Open-source intelligence has transformed this landscape. Analysts can now track factory construction through commercial satellite imagery, monitor supply chain shifts through shipping data, and assess economic health through nighttime light emissions visible from space. The International Monetary Fund estimates that open-source data now accounts for the vast majority of economic intelligence used in policy decisions. The old image of a spy stealing blueprints still exists, but it's increasingly supplemented by analysts with spreadsheets.

This shift matters because it democratizes economic intelligence while also creating new asymmetries. Nations with sophisticated data analytics capabilities can extract strategic insights from publicly available information that others simply cannot process. The advantage increasingly belongs not to whoever has the best spies, but to whoever has the best algorithms and the sharpest analysts interpreting what's already visible.

Takeaway

A nation's intelligence priorities are a mirror of its strategic insecurities. What a country most wants to know about its competitors often reveals exactly where it feels most vulnerable.

Corporate Espionage at Scale: When States Steal Secrets

The FBI estimates that economic espionage costs the United States between $225 billion and $600 billion annually. Even the lower end of that range exceeds the GDP of most countries. And the United States isn't the only target—European aerospace companies, Japanese electronics firms, and South Korean battery manufacturers have all suffered systematic theft of proprietary technology. State-sponsored corporate espionage operates at an industrial scale that most people dramatically underestimate.

The methods range from the sophisticated to the surprisingly mundane. Advanced persistent threat groups—hacker teams linked to nation-state intelligence agencies—conduct prolonged cyber intrusions into corporate networks. But espionage also happens through joint ventures where technology transfer agreements are quietly exceeded, through graduate students at research universities with undisclosed government affiliations, and through seemingly routine business delegations that include intelligence officers.

The strategic logic is compelling from the perpetrator's perspective. Developing a new semiconductor manufacturing process might cost $10 billion and take a decade. Stealing the relevant intellectual property costs a fraction of that and compresses the timeline dramatically. For nations racing to achieve technological self-sufficiency or military capability, the calculus often favors theft over independent development—particularly when enforcement consequences remain limited.

This creates a corrosive effect on international business relationships. Companies operating in certain markets must now assume their proprietary information is being targeted by state intelligence services. Joint ventures and research partnerships carry espionage risk alongside commercial opportunity. The result is a growing tension between the economic benefits of global integration and the security costs of exposing sensitive commercial information to sophisticated state actors.

Takeaway

When stealing a technology is orders of magnitude cheaper and faster than developing it, the rational incentive for state-sponsored espionage is enormous—and no amount of diplomatic disapproval changes that underlying math.
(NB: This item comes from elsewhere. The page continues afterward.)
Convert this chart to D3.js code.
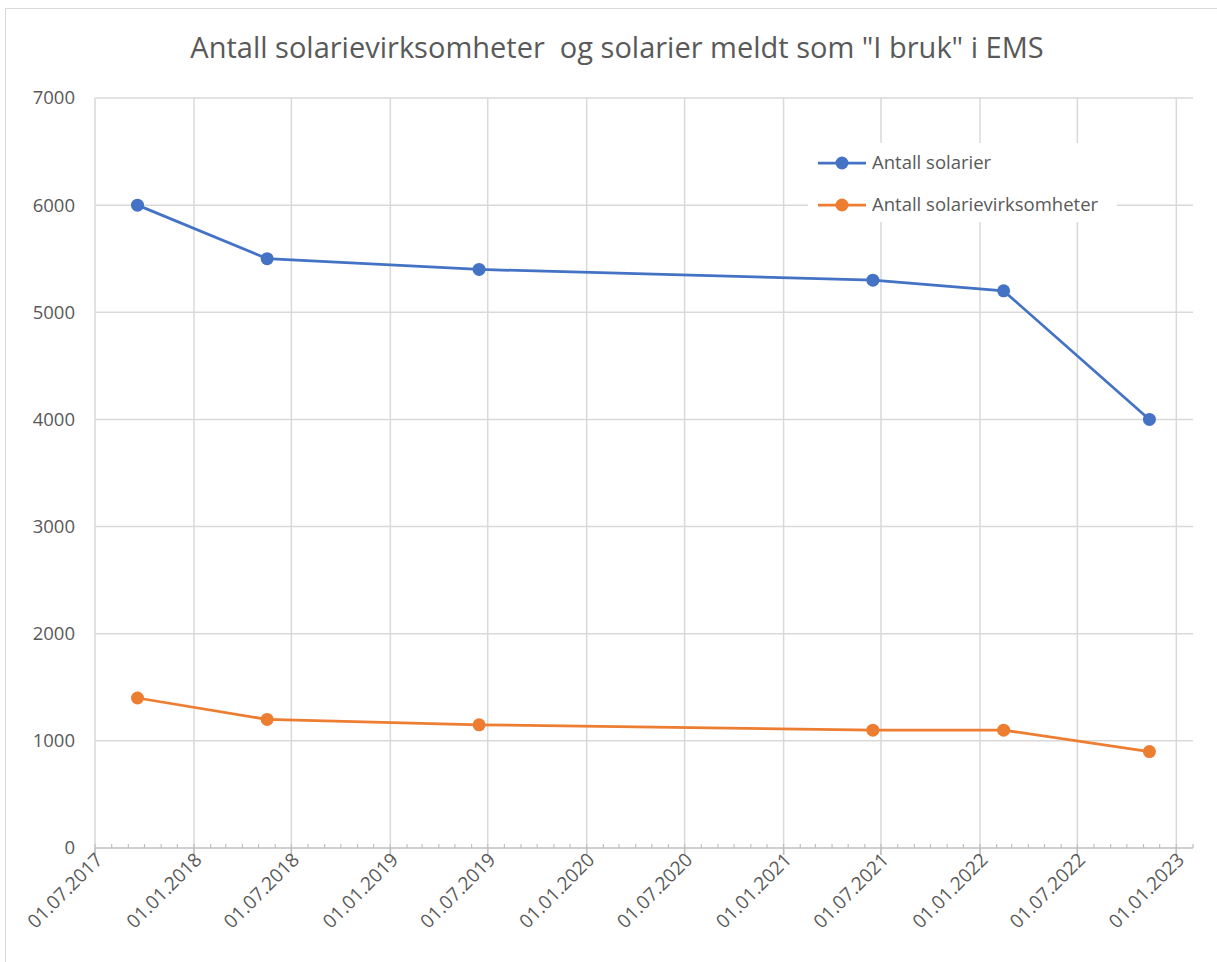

Defensive Measures: The Limits of Protecting Economic Secrets

Governments and corporations have responded to the economic espionage threat with an expanding toolkit of defensive measures. The United States created the Committee on Foreign Investment (CFIUS) to screen acquisitions that might transfer sensitive technology. The European Union has introduced its own foreign investment screening framework. Export controls on advanced technologies—particularly semiconductors—have become a primary instrument of economic security policy. The defensive architecture around economic information is growing more elaborate every year.

Corporate defenses have evolved in parallel. Major technology companies now employ threat intelligence teams that monitor state-sponsored hacking groups. "Zero trust" security architectures assume that any network has already been compromised and restrict access accordingly. Some firms have adopted data compartmentalization strategies borrowed directly from intelligence agencies, ensuring that no single breach can expose an entire technology portfolio.

Yet the fundamental challenge remains: economic value is created through connection, collaboration, and information flow. Every security measure that restricts the movement of knowledge also restricts the innovation and efficiency that make economies competitive. A semiconductor company that refuses all international partnerships to protect its secrets will eventually fall behind competitors who benefit from global talent and collaborative research. The security-openness tradeoff has no clean solution.

This tension is producing a new strategic geography. Nations are increasingly sorting economic relationships into trusted and untrusted categories, creating technology blocs that mirror geopolitical alliances. Supply chains are being restructured not purely for efficiency but for security. The cost is real—redundant production capacity, slower innovation diffusion, higher prices for consumers. Defending economic secrets, it turns out, is never free. The question is whether the strategic benefits justify the economic price.

Takeaway

Perfect economic security would require perfect isolation, which would destroy the very economic dynamism worth protecting. Every nation must decide how much openness to sacrifice—and that decision shapes its competitive future.

Economic intelligence has moved from the periphery to the center of strategic competition between nations. The information that matters most is no longer exclusively about military capabilities—it's about supply chains, pricing strategies, emerging technologies, and negotiation positions.

The uncomfortable truth is that this competition has no stable equilibrium. Offensive incentives for espionage remain strong, defensive measures impose real economic costs, and the line between legitimate competitive analysis and illicit intelligence gathering grows ever harder to draw.

For businesses and policymakers navigating this landscape, the starting point is recognizing that economic information is inherently strategic. How it's gathered, protected, and used isn't a technical problem—it's a geopolitical one.